# 2 Tonspuren in Premiere synchronisieren?



## Transmitter (19. April 2004)

Hi 

Ich habe eine Tonspur ( Lied ) direkt von der Aufnahme auf der Kamera und das komplett in Premiere importiert.

Und das entsprechende Lied nochmal als mp3 .. 

Das ganze fängt nicht am Anfang an, sondern mittendrin .. wie kann ich das denn synchronisieren?

Nur durch ausprobieren?
Oder gibt es da ein ganz tolles Tool, welches mir da hilft?

Danke schon mal


----------



## goela (19. April 2004)

Hatte mal so eine ähnliche Situation.

Szene:
Autofahrt, im Radio spielt ein Lied (Fahr- und Hintergrundgeräusche) - Überblendung auf Lied (Andere Audiospur)

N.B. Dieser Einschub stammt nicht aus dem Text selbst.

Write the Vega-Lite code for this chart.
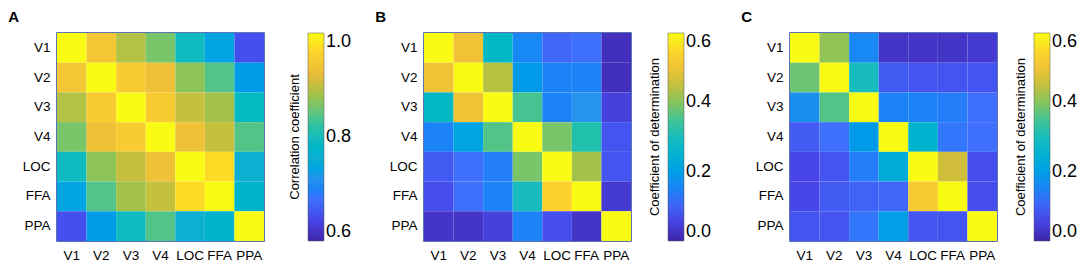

Ich habe damals durch schieben, sprich ausprobieren das Ganze synchronisiert! Hat eigentlich recht schnell funktioniert!


----------



## Transmitter (19. April 2004)

Nagut, muss es wohl manuell probieren .. wäre per Programm nur ein wenig einfacher gewesen! :-/


----------



## goela (20. April 2004)

Da hast Du recht, aber wenn Du bei der Audiospur die Frequenz einblendest, dann kannst Du sehr leicht anhand der Wellen Deine zweite Tonspur "visuell" synchronisieren!


----------